5. Vous dites, « un vrai chrétien non seulement ne peut pas réclamer de droits de propriété, mais le terme « propriété » ne peut pas avoir de signification pour lui. Tout ce qu’un chrétien utilise, il ne l’utilise que jusqu’à ce que quelqu’un lui prenne. » Mais nourriture, vêtement et abri sont nécessaires à l’existence mortelle des chrétiens comme à tout être humain. Ce sont des biens matériels indispensables, du moins dans cette mesure. Jésus a dit, « votre Père céleste sait que vous avez besoin de toutes ces choses. » Si elles sont nécessaires à la vie mortelle, elles ont certainement une « signification » très importante. Jésus a dit, « Cherchez d’abord le royaume de Dieu et sa justice, et toutes ces choses vous seront données de surcroît. » Quand elles ont été « données de surcroît » aux vrais chrétiens selon la volonté du Père, à qui sont-elles? Ne sont-elles pas la propriété légitime de ceux qui les possèdent? - à qui Dieu les a-t-elles données? aussi réellement à eux que leurs facultés corporelles - pour l’utilisation juste desquelles ils sont moralement responsables, - et que personne n’a le droit de les en priver par la fraude ou la force? Cependant, vous dite, « un vrai chrétien ne peut pas réclamer de droits de propriété... Tout ce qu’un chrétien utilise, il ne l’utilise que jusqu’à ce que quelqu’un lui prenne. » Mais quelqu’un a-t-il le droit de lui prendre à volonté? N’y a t-il pas de vols, de cambriolages, d’extorsions, ou de crimes contre la propriété, contre lesquels un vrai chrétien a le droit de protester? D’un autre côté, n’y a-t-il pas de vrais chrétiens ayant des biens pour les donner en aumônes ou en charité, selon l’injonction du Christ? Je ne comprend pas ainsi le Christ, les préceptes de la raison, ou la loi de l’amour.

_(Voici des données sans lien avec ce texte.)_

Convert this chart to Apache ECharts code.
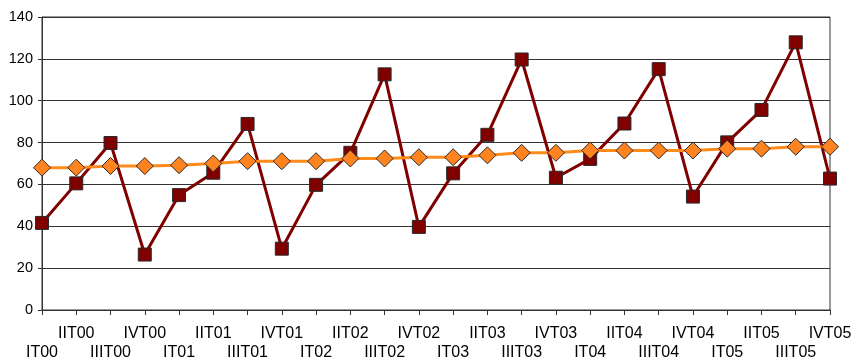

6. Vous dites, « Le gouvernement, pour un chrétien, est seulement de la violence réglementée... gouvernements, états, nations, propriété, églises, - tout cela ce ne sont pour un vrai chrétien que des mots sans signification, etc.» Mais ce sont des réalités, et on ne peut pas les ignorer comme des néants. Ce sont des prolongements naturels, aussi barbares et déficients soient-ils. L’homme est un être sociable de nature, il n’est pas et ne pas être un être solitaire, indépendant et individuel. Il doit être et sera inévitablement plus ou moins un socialiste. Des familles, des gouvernement, des états, des nations, des églises et des communautés ont toujours existés et existeront toujours. Le Christ est venu pour établir le niveau le plus élevé d’association gouvernementale, un ordre social purement fraternel – une église « contre laquelle les portes de l’enfer ne prévaudront pas. » Il a vécu et est mort pour cela. Le non-gouvernementalisme, l'absence d’organisation (« non-organisationnisme ») et l’individualisme pur ne font pas partie du vrai christianisme. C’est impossible, non-naturel et irrationnel – du désordre. Nous devrions viser avec notre Maître à transformer par les forces morales de Dieu, les principes fondamentaux vécus sans compromis, les organisations sociales non-chrétiennes et semi-barbares en celle idéal pour lui, la vraie église, dans laquelle les plus grands sont les plus petits et tous sont en unité d’esprit avec lui, comme lui avec le Père universel. Si dans ce saint but nous devons être en dissidence avec la foule égoïste et guerrière, suivons le même dans la mort, jusqu’à ce que le triomphe final arrive. Ce sont mes plus hautes convictions de la vérité et de la justice.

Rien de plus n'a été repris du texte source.